A lui seul, il représente 80% des avoirs confisqués par les douanes françaises en 2017: Rifaat al-Assad, l’oncle du président syrien, soupçonné d’avoir frauduleusement bâti un patrimoine colossal en Europe (notamment au Luxembourg), pourrait devoir bientôt répondre devant la justice française de l’origine de sa fortune.
L’enquête, menée depuis quatre ans par des juges financiers, « est en voie de s’achever », selon des sources proches du dossier.
Février 1982. Rifaat al-Assad est à la tête des Brigades de défense de la révolution quand ce corps d’élite du régime réprime une insurrection sunnite à Hama (centre), faisant entre 10.000 et 40.000 morts, selon les estimations. Deux ans plus tard, il est contraint de s’exiler après un coup d’Etat raté contre son frère Hafez al-Assad, père de Bachar, qui a dirigé la Syrie de 1971 à 2000.
A son arrivée en Europe, l’homme mène grand train avec ses quatre épouses, une dizaine d’enfants et sa suite jusqu’à ce que la justice française s’intéresse à lui et ouvre une information judiciaire en avril 2014 après la plainte de deux ONG, Sherpa et Transparency International.
Entre-temps, la multitude des biens acquis -pour la plupart dans les années 80 via des sociétés offshore au Panama, Curaçao, Liechtenstein, Luxembourg ou Gibraltar- donne le tournis : 503 biens en Espagne; deux hôtels particuliers à Paris, dont un de 3.000 m2 ; un haras et un château dans le Val-d’Oise ; 7.300 mètres carrés de bureaux à Lyon…. Rien qu’en France, son patrimoine est évalué à 90 millions d’euros.

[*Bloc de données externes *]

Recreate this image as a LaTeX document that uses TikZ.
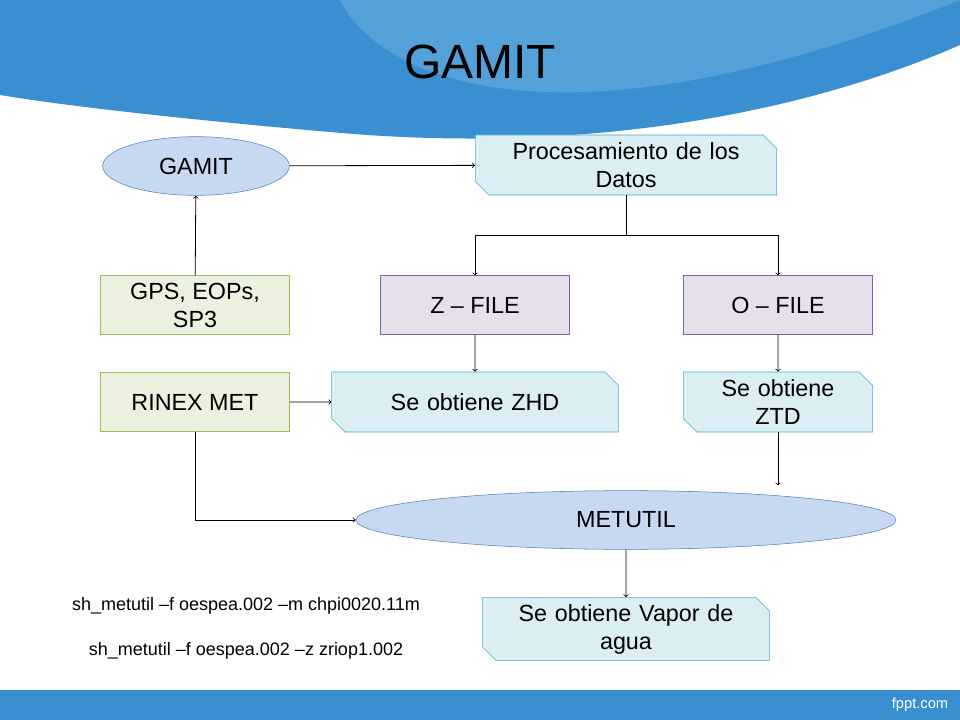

La plupart ont été saisis à titre conservatoire. En 2017, sur les 862 millions d’euros confisqués par la douane, 691 concernent Rifaat al-Assad, aujourd’hui âgé de 80 ans.
Le boucher de Hama
Les enquêteurs soupçonnent aussi la famille d’avoir été, en se dissimulant derrière une société panaméenne, les véritables propriétaires de Witanhurst, la plus grande résidence de Londres après le palais de Buckingham, cédée en 2007.
Plusieurs témoins mettent en avant des faits de corruption et de détournement de fonds.
L’ex-ministre de la Défense, Mustafa Tlas, a pour sa part assuré que « Rifaat a pris avec son armée des palettes de billets dans la banque centrale » syrienne et que « des gens à lui sortaient des biens culturels » du pays.
Rifaat al-Assad pourrait devoir également s’expliquer devant la justice suisse. « Le boucher de Hama » y est poursuivi depuis 2013 pour des « crimes de guerre » commis dans les années 80.